La loi du 24 novembre 2009 a aussi fragilisé l'AFPA, le service public de la formation. En décidant que les personnels de l'AFPA chargés de l'orientation des demandeurs d'emploi seraient transférés à Pôle emploi, la réforme a affaibli la première entité sans renforcer significativement la seconde, empêtrée dans sa propre restructuration. Encore une fois, que de confusion et de précipitation ! Le transfert des personnels a été mené au pas de charge et, aujourd'hui, l'AFPA soufre beaucoup de la perte de ses personnels chargés de l'orientation. La baisse de son chiffre d'affaires est estimée à 75 millions d'euros et les personnels ne comprennent toujours pas à quelle impérieuse nécessité répondaient ces départs, perçus comme le démantèlement que nous dénoncions lors de la discussion du projet de loi.

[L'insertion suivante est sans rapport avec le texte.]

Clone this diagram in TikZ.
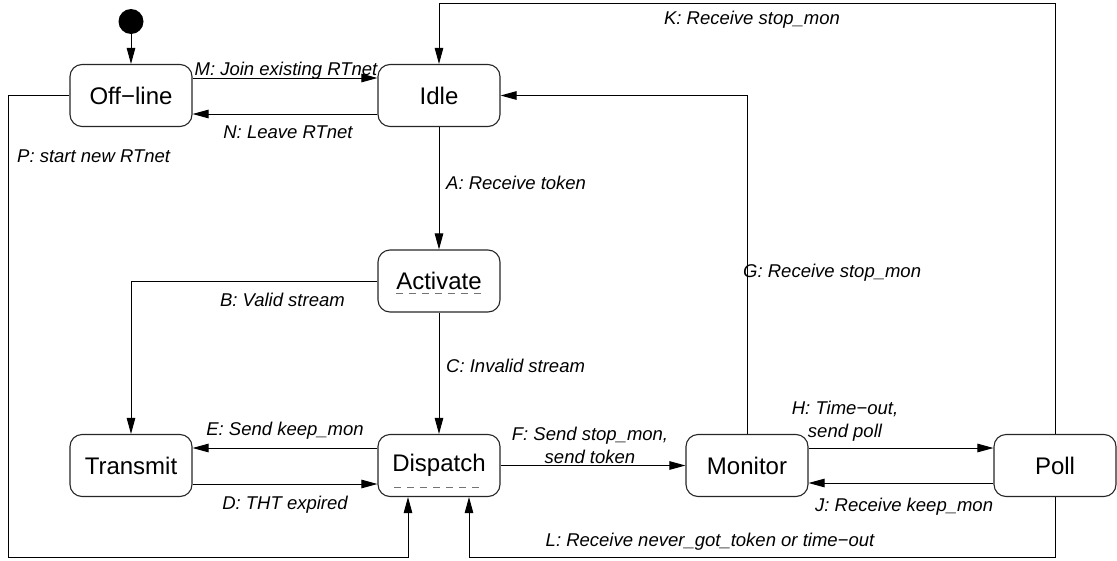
\documentclass[tikz,border=0pt]{standalone}
\usepackage{fontspec}
\setmainfont{Liberation Sans}
\usetikzlibrary{arrows.meta,calc}
\begin{document}
\begin{tikzpicture}[x=1pt,y=-1pt,
  statebox/.style={draw=black!85, line width=1.1pt, rounded corners=12pt, minimum width=122pt, minimum height=62pt, inner sep=0pt, font=\fontsize{24}{28}\selectfont},
  conn/.style={draw=black, line width=1pt, -{Triangle[length=16pt,width=8.5pt]}},
  lbl/.style={font=\fontsize{18.5}{23}\selectfont\itshape, inner sep=0pt, align=center},
  uline/.style={draw=black!55, line width=1pt, dash pattern=on 6.5pt off 6.5pt}
]
\useasboundingbox (0,0) rectangle (1117,560);
% states
\node[circle, fill=black, minimum size=25pt, inner sep=0pt] (init) at (131,21.5) {};
\node[statebox] (off) at (131,95.5) {Off−line};
\node[statebox] (idle) at (439,95.5) {Idle};
\node[statebox] (act) at (439,281) {Activate};
\node[statebox] (trans) at (131,465.5) {Transmit};
\node[statebox] (disp) at (439,465.5) {Dispatch};
\node[statebox] (mon) at (747,465.5) {Monitor};
\node[statebox] (poll) at (1055,465.5) {Poll};
% dashed underlines (do-activity marks)
\draw[uline] ($(act)+(-43,12)$) -- ($(act)+(43,12)$);
\draw[uline] ($(disp)+(-45,21.5)$) -- ($(disp)+(45,21.5)$);
% helper coordinates
\coordinate (ktop) at (0,3.5);
\coordinate (pleft) at (8,0);
\coordinate (bot) at (0,557);
% connectors
\draw[conn] (init) -- (off.north);
\draw[conn] ($(off.east)+(0,-17.5)$) -- ($(idle.west)+(0,-17.5)$);
\draw[conn] ($(idle.west)+(0,18.5)$) -- ($(off.east)+(0,18.5)$);
\draw[conn] (idle.south) -- (act.north);
\draw[conn] (act.south) -- (disp.north);
\draw[conn] (act.west) -| (trans.north);
\draw[conn] ($(disp.west)+(0,-17.5)$) -- ($(trans.east)+(0,-17.5)$);
\draw[conn] ($(trans.east)+(0,18.5)$) -- ($(disp.west)+(0,18.5)$);
\draw[conn] (disp.east) -- (mon.west);
\draw[conn] ($(mon.east)+(0,-17.5)$) -- ($(poll.west)+(0,-17.5)$);
\draw[conn] ($(poll.west)+(0,17.5)$) -- ($(mon.east)+(0,17.5)$);
\draw[conn] (mon.north) |- (idle.east);
\draw[conn] (poll.north) -- (poll.north |- ktop) -| (idle.north);
\draw[conn] (poll.south) -- (poll.south |- bot) -| ($(disp.south)+(30,0)$);
\draw[conn] (off.west) -- (off.west -| pleft) -- (pleft |- bot) -| ($(disp.south)+(-31,0)$);
% labels
\node[lbl, anchor=base] (lM) at (286,75) {M: Join existing RTnet};
\node[lbl, anchor=base] (lN) at (288,138) {N: Leave RTnet};
\node[lbl, anchor=base west] (lP) at (17,162.5) {P: start new RTnet};
\node[lbl, anchor=base west] (lA) at (446,189.5) {A: Receive token};
\node[lbl, anchor=base east] (lB) at (345,306.5) {B: Valid stream};
\node[lbl, anchor=base west] (lC) at (446,372.5) {C: Invalid stream};
\node[lbl, anchor=base west] (lG) at (743,277.5) {G: Receive stop\_mon};
\node[lbl, anchor=base] (lK) at (752,24) {K: Receive stop\_mon};
\node[lbl, anchor=base] (lE) at (285,435) {E: Send keep\_mon};
\node[lbl, anchor=base] (lD) at (285,509) {D: THT expired};
\node[lbl] (lF) at (590,445) {F: Send stop\_mon,\\send token};
\node[lbl] (lH) at (845,421) {H: Time−out,\\send poll};
\node[lbl, anchor=base west] (lJ) at (815,511) {J: Receive keep\_mon};
\node[lbl, anchor=base] (lL) at (710,546.5) {L: Receive never\_got\_token or time−out};
\end{tikzpicture}
\end{document}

Les malheurs de l'AFPA ne s'arrêtent pas là, et l'on a la fâcheuse impression que le plus dur reste à venir. En effet, la dévolution des biens affectés par l'État à l'AFPA est toujours en suspens et elle menace l'existence même du service public de la formation, dont l'efficacité est pourtant reconnue. De tergiversations en réels problèmes juridiques liés à des directives européennes – portant notamment sur la concurrence –, nous nous trouvons aujourd'hui dans la pire des situations. L'État reste propriétaire d'un patrimoine et d'équipements vieillissants sans investir les fonds nécessaires à leur préservation. Il fragilise ainsi les finances de l'AFPA. Avec le passage aux appels d'offre, le désengagement de l'État et les problèmes patrimoniaux, et si rien n'est fait dans les plus brefs délais, cette situation risque de devenir très rapidement irréversible.

Madame la ministre, vous nous avez dit en commission que l'AFPA était « un sujet brûlant » et que vous installeriez bientôt une mission de l'inspection générale. Vous avez souhaité que les membres de cette mission « explorent toutes les pistes structurelles, y compris celles qui permettront à l'AFPA d'agir de manière pérenne ». Vous n'excluez donc rien, pas même le pire, et cela nous inquiète vraiment.

Votre loi était sans doute nécessaire, mais, trop imposée aux partenaires, peu respectueuse des régions, trop marquée par la patte de l'État, elle s'avère aujourd'hui d'une efficacité contestable. Nous le regrettons sincèrement tant les enjeux sont essentiels.

La bouteille est aujourd'hui à moitié vide : il vous reste bien du travail pour finir de la remplir. (Applaudissements sur les bancs du groupe SRC.)